== Data provided

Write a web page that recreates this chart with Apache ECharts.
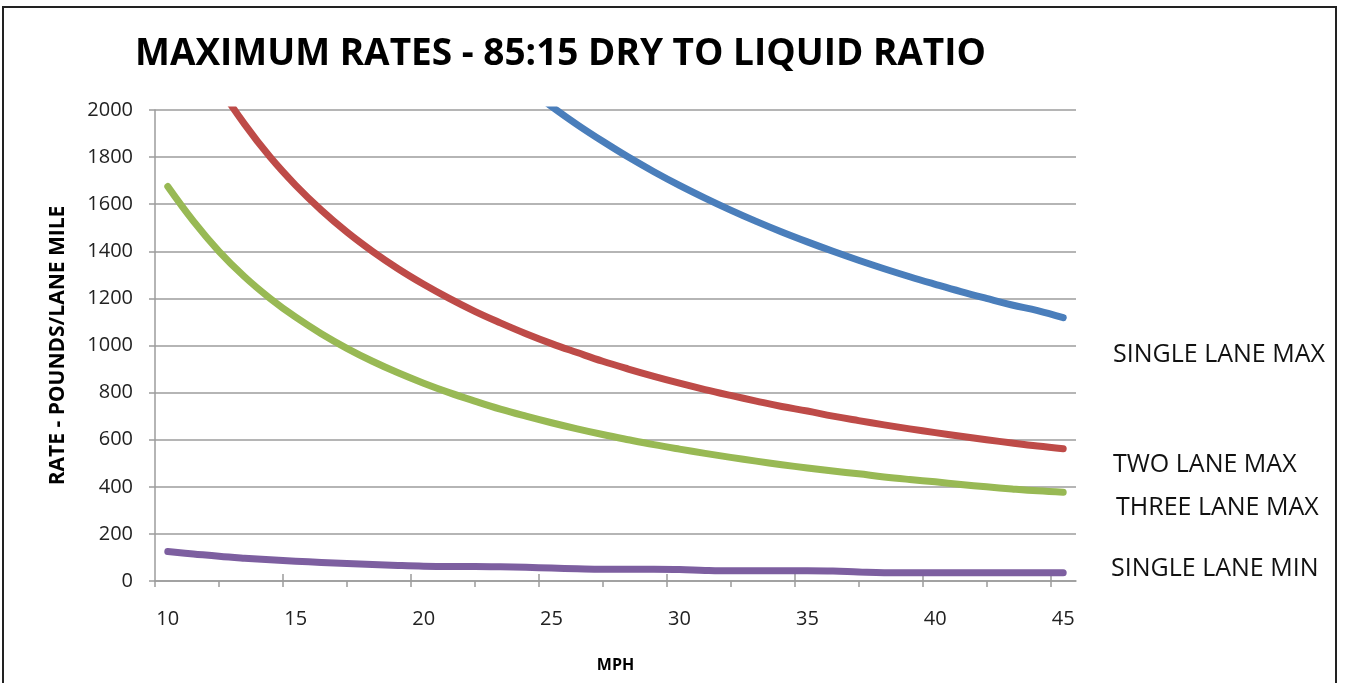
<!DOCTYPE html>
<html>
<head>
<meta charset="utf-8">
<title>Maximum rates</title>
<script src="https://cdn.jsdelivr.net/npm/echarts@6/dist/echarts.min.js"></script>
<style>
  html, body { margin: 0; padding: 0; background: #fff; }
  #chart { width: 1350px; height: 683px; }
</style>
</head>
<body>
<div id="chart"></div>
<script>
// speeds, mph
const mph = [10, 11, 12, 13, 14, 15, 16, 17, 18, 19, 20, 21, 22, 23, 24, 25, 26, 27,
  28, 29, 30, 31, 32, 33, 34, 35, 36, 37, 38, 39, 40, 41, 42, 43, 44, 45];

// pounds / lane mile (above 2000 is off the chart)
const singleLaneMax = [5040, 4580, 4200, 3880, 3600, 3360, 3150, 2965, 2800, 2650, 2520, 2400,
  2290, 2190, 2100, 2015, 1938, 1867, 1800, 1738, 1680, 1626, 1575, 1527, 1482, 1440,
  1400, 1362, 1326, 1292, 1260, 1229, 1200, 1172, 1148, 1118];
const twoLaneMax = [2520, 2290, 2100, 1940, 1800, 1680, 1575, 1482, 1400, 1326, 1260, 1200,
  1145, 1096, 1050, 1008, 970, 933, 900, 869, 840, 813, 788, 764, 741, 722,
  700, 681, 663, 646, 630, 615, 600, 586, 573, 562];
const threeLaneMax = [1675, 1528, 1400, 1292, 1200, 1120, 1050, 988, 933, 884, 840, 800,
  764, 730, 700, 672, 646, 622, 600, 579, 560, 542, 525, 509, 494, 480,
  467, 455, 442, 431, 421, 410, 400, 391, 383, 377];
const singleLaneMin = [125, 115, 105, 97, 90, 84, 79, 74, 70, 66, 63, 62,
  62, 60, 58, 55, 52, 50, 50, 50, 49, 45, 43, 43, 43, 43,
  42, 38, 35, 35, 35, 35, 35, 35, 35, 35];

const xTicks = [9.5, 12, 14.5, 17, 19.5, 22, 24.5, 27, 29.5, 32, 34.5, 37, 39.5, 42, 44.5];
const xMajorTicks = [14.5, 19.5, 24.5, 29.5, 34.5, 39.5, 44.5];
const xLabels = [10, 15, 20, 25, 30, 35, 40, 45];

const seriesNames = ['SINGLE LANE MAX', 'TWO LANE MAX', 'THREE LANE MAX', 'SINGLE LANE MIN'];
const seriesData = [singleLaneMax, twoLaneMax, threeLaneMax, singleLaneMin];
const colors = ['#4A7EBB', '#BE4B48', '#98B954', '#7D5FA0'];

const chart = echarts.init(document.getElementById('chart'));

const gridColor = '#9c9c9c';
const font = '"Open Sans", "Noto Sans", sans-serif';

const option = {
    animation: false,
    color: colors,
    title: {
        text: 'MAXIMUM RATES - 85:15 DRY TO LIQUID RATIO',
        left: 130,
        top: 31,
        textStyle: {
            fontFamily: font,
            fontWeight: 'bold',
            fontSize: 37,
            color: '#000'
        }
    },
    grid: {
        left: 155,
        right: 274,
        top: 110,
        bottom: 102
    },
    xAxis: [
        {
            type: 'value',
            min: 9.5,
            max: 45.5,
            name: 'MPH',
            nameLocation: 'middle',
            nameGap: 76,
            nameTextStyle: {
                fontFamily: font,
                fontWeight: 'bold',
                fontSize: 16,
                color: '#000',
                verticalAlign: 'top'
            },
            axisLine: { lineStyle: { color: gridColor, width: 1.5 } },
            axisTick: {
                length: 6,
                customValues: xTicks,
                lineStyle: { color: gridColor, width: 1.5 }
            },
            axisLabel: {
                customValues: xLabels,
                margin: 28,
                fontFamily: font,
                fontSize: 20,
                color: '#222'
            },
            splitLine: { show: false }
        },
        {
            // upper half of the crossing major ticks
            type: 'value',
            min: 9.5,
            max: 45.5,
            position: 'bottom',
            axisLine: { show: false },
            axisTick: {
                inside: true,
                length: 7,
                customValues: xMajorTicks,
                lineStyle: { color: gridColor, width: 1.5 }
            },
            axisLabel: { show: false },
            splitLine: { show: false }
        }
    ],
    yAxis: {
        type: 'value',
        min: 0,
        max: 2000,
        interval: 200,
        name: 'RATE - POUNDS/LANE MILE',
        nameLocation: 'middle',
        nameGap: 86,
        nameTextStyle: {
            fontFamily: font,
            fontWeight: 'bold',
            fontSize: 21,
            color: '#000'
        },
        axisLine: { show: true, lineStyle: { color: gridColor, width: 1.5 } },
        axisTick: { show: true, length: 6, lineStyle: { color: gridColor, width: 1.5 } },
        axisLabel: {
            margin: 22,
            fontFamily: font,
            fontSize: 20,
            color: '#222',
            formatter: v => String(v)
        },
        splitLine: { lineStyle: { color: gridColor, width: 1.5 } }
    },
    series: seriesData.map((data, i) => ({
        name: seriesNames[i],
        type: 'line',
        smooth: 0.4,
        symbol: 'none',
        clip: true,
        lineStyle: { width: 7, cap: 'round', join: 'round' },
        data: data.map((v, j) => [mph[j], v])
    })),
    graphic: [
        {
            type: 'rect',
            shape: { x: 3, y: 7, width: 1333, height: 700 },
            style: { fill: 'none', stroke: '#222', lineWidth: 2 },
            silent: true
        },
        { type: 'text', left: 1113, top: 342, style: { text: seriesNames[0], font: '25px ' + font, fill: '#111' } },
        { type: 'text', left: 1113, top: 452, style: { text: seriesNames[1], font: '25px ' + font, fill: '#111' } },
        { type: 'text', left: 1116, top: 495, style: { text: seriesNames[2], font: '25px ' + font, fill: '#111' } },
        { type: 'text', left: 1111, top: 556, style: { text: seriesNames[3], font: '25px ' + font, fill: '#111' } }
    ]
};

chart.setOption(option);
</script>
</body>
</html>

====

**Work to complete**
Leave out any pictures and return exactly the lines from the beginning of the data through the line with "43, 44, 45];", inclusive.

**Exercise answer**
Write a web page that recreates this chart with Apache ECharts.
<!DOCTYPE html>
<html>
<head>
<meta charset="utf-8">
<title>Maximum rates</title>
<script src="https://cdn.jsdelivr.net/npm/echarts@6/dist/echarts.min.js"></script>
<style>
  html, body { margin: 0; padding: 0; background: #fff; }
  #chart { width: 1350px; height: 683px; }
</style>
</head>
<body>
<div id="chart"></div>
<script>
// speeds, mph
const mph = [10, 11, 12, 13, 14, 15, 16, 17, 18, 19, 20, 21, 22, 23, 24, 25, 26, 27,
  28, 29, 30, 31, 32, 33, 34, 35, 36, 37, 38, 39, 40, 41, 42, 43, 44, 45];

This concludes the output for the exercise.